Your objective:
Only the pictures are omitted; repeat all other data exactly.

++++++

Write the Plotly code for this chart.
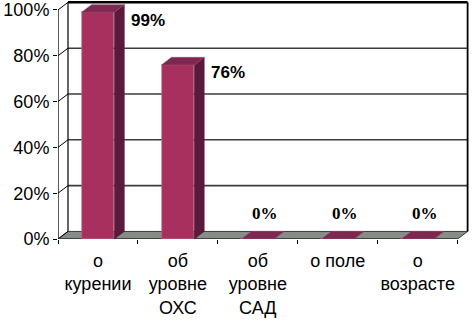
import plotly.graph_objects as go

categories = ["о<br>курении", "об<br>уровне<br>ОХС", "об<br>уровне<br>САД", "о поле", "о<br>возрасте"]
values = [99, 76, 0, 0, 0]
value_labels = ["99%", "76%", "0%", "0%", "0%"]
y_ticks = [0, 20, 40, 60, 80, 100]

FRONT = "#A8305F"
SIDE = "#5A1A3C"
TOP = "#7D2850"
FLOOR = "#868c86"

DX = 0.125   # depth offset in category units
DY = 3.3     # depth offset in percent units
W = 0.205    # half bar width

n = len(categories)
xs = list(range(n))
x0, x1 = -0.5, n - 0.5

fig = go.Figure()

# front faces of bars
fig.add_trace(go.Bar(x=xs, y=values, width=2 * W, marker=dict(color=FRONT, line=dict(color="#c86a8c", width=0.6)),
                     hoverinfo="skip", showlegend=False))

# side and top faces
for i, v in enumerate(values):
    if v > 0:
        fig.add_trace(go.Scatter(
            x=[i + W, i + W + DX, i + W + DX, i + W, i + W],
            y=[0, DY, v + DY, v, 0],
            fill="toself", fillcolor=SIDE, mode="lines", line=dict(color=SIDE, width=0.5),
            hoverinfo="skip", showlegend=False))
    fig.add_trace(go.Scatter(
        x=[i - W, i + W, i + W + DX, i - W + DX, i - W],
        y=[v, v, v + DY, v + DY, v],
        fill="toself", fillcolor=TOP, mode="lines", line=dict(color="#9a4a6c", width=0.6),
        hoverinfo="skip", showlegend=False))

# front axis line
fig.add_trace(go.Scatter(x=[x0, x0], y=[0, y_ticks[-1]], mode="lines", line=dict(color="black", width=1.3),
                         hoverinfo="skip", showlegend=False))

shapes = []
# floor
shapes.append(dict(type="path", xref="x", yref="y", layer="below",
                   path=f"M {x0},0 L {x1},0 L {x1 + DX},{DY} L {x0 + DX},{DY} Z",
                   fillcolor=FLOOR, line=dict(color="#3a3a3a", width=1)))
# back wall gridlines
for t in y_ticks[1:-1]:
    shapes.append(dict(type="line", xref="x", yref="y", layer="below",
                       x0=x0 + DX, x1=x1 + DX, y0=t + DY, y1=t + DY, line=dict(color="#3c3c3c", width=1.6)))
# left wall connectors
for t in y_ticks:
    shapes.append(dict(type="line", xref="x", yref="y", layer="below",
                       x0=x0, x1=x0 + DX, y0=t, y1=t + DY, line=dict(color="black", width=1)))
# back wall borders
shapes.append(dict(type="line", xref="x", yref="y", layer="below",
                   x0=x0 + DX, x1=x1 + DX, y0=y_ticks[-1] + DY, y1=y_ticks[-1] + DY, line=dict(color="black", width=2.5)))
shapes.append(dict(type="line", xref="x", yref="y", layer="below",
                   x0=x1 + DX, x1=x1 + DX, y0=DY, y1=y_ticks[-1] + DY, line=dict(color="black", width=1.8)))
shapes.append(dict(type="line", xref="x", yref="y", layer="below",
                   x0=x0 + DX, x1=x0 + DX, y0=DY, y1=y_ticks[-1] + DY, line=dict(color="black", width=1.2)))
shapes.append(dict(type="line", xref="x", yref="y", layer="below",
                   x0=x0, x1=x1, y0=0, y1=0, line=dict(color="#222", width=1.2)))

annotations = []
for i, (v, lab) in enumerate(zip(values, value_labels)):
    if v > 0:
        annotations.append(dict(x=i + W + DX, y=v, text=lab, showarrow=False, xanchor="left", yanchor="middle",
                                xshift=5, yshift=-8,
                                font=dict(family="Liberation Sans", size=17, color="black", weight="bold")))
    else:
        annotations.append(dict(x=i + DX / 2, y=v, text=lab, showarrow=False, xanchor="center", yanchor="middle",
                                xshift=2, yshift=26,
                                font=dict(family="Liberation Serif", size=17, color="black", weight="bold")))

fig.update_layout(
    width=473, height=323,
    margin=dict(l=58, r=3, t=1, b=84, autoexpand=False),
    paper_bgcolor="white", plot_bgcolor="white",
    shapes=shapes, annotations=annotations,
    showlegend=False, bargap=0,
    xaxis=dict(range=[x0, x1 + DX + 0.03], tickvals=xs, ticktext=categories, ticks="", automargin=False,
               showgrid=False, zeroline=False, showline=False, ticklabelstandoff=9,
               tickfont=dict(family="Liberation Sans", size=18, color="black"),
               minor=dict(tickvals=[x0 + k for k in range(n + 1)], ticks="outside", ticklen=4,
                          tickcolor="black", tickwidth=1, showgrid=False)),
    yaxis=dict(range=[0, y_ticks[-1] + DY + 0.6], tickvals=y_ticks, ticktext=[f"{t}%" for t in y_ticks],
               ticks="outside", ticklen=4, tickcolor="black", showgrid=False, zeroline=False, showline=False,
               automargin=False,
               tickfont=dict(family="Liberation Sans", size=18, color="black")),
)

fig.write_html("out.html", config={"displayModeBar": False},
               post_script="document.body.style.margin='0';document.body.style.padding='0';")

++++++

Completed task:
Write the Plotly code for this chart.
import plotly.graph_objects as go

categories = ["о<br>курении", "об<br>уровне<br>ОХС", "об<br>уровне<br>САД", "о поле", "о<br>возрасте"]
values = [99, 76, 0, 0, 0]
value_labels = ["99%", "76%", "0%", "0%", "0%"]
y_ticks = [0, 20, 40, 60, 80, 100]

FRONT = "#A8305F"
SIDE = "#5A1A3C"
TOP = "#7D2850"
FLOOR = "#868c86"

DX = 0.125   # depth offset in category units
DY = 3.3     # depth offset in percent units
W = 0.205    # half bar width

n = len(categories)
xs = list(range(n))
x0, x1 = -0.5, n - 0.5

fig = go.Figure()

# front faces of bars
fig.add_trace(go.Bar(x=xs, y=values, width=2 * W, marker=dict(color=FRONT, line=dict(color="#c86a8c", width=0.6)),
                     hoverinfo="skip", showlegend=False))

# side and top faces
for i, v in enumerate(values):
    if v > 0:
        fig.add_trace(go.Scatter(
            x=[i + W, i + W + DX, i + W + DX, i + W, i + W],
            y=[0, DY, v + DY, v, 0],
            fill="toself", fillcolor=SIDE, mode="lines", line=dict(color=SIDE, width=0.5),
            hoverinfo="skip", showlegend=False))
    fig.add_trace(go.Scatter(
        x=[i - W, i + W, i + W + DX, i - W + DX, i - W],
        y=[v, v, v + DY, v + DY, v],
        fill="toself", fillcolor=TOP, mode="lines", line=dict(color="#9a4a6c", width=0.6),
        hoverinfo="skip", showlegend=False))

# front axis line
fig.add_trace(go.Scatter(x=[x0, x0], y=[0, y_ticks[-1]], mode="lines", line=dict(color="black", width=1.3),
                         hoverinfo="skip", showlegend=False))

shapes = []
# floor
shapes.append(dict(type="path", xref="x", yref="y", layer="below",
                   path=f"M {x0},0 L {x1},0 L {x1 + DX},{DY} L {x0 + DX},{DY} Z",
                   fillcolor=FLOOR, line=dict(color="#3a3a3a", width=1)))
# back wall gridlines
for t in y_ticks[1:-1]:
    shapes.append(dict(type="line", xref="x", yref="y", layer="below",
                       x0=x0 + DX, x1=x1 + DX, y0=t + DY, y1=t + DY, line=dict(color="#3c3c3c", width=1.6)))
# left wall connectors
for t in y_ticks:
    shapes.append(dict(type="line", xref="x", yref="y", layer="below",
                       x0=x0, x1=x0 + DX, y0=t, y1=t + DY, line=dict(color="black", width=1)))
# back wall borders
shapes.append(dict(type="line", xref="x", yref="y", layer="below",
                   x0=x0 + DX, x1=x1 + DX, y0=y_ticks[-1] + DY, y1=y_ticks[-1] + DY, line=dict(color="black", width=2.5)))
shapes.append(dict(type="line", xref="x", yref="y", layer="below",
                   x0=x1 + DX, x1=x1 + DX, y0=DY, y1=y_ticks[-1] + DY, line=dict(color="black", width=1.8)))
shapes.append(dict(type="line", xref="x", yref="y", layer="below",
                   x0=x0 + DX, x1=x0 + DX, y0=DY, y1=y_ticks[-1] + DY, line=dict(color="black", width=1.2)))
shapes.append(dict(type="line", xref="x", yref="y", layer="below",
                   x0=x0, x1=x1, y0=0, y1=0, line=dict(color="#222", width=1.2)))

annotations = []
for i, (v, lab) in enumerate(zip(values, value_labels)):
    if v > 0:
        annotations.append(dict(x=i + W + DX, y=v, text=lab, showarrow=False, xanchor="left", yanchor="middle",
                                xshift=5, yshift=-8,
                                font=dict(family="Liberation Sans", size=17, color="black", weight="bold")))
    else:
        annotations.append(dict(x=i + DX / 2, y=v, text=lab, showarrow=False, xanchor="center", yanchor="middle",
                                xshift=2, yshift=26,
                                font=dict(family="Liberation Serif", size=17, color="black", weight="bold")))

fig.update_layout(
    width=473, height=323,
    margin=dict(l=58, r=3, t=1, b=84, autoexpand=False),
    paper_bgcolor="white", plot_bgcolor="white",
    shapes=shapes, annotations=annotations,
    showlegend=False, bargap=0,
    xaxis=dict(range=[x0, x1 + DX + 0.03], tickvals=xs, ticktext=categories, ticks="", automargin=False,
               showgrid=False, zeroline=False, showline=False, ticklabelstandoff=9,
               tickfont=dict(family="Liberation Sans", size=18, color="black"),
               minor=dict(tickvals=[x0 + k for k in range(n + 1)], ticks="outside", ticklen=4,
                          tickcolor="black", tickwidth=1, showgrid=False)),
    yaxis=dict(range=[0, y_ticks[-1] + DY + 0.6], tickvals=y_ticks, ticktext=[f"{t}%" for t in y_ticks],
               ticks="outside", ticklen=4, tickcolor="black", showgrid=False, zeroline=False, showline=False,
               automargin=False,
               tickfont=dict(family="Liberation Sans", size=18, color="black")),
)

fig.write_html("out.html", config={"displayModeBar": False},
               post_script="document.body.style.margin='0';document.body.style.padding='0';")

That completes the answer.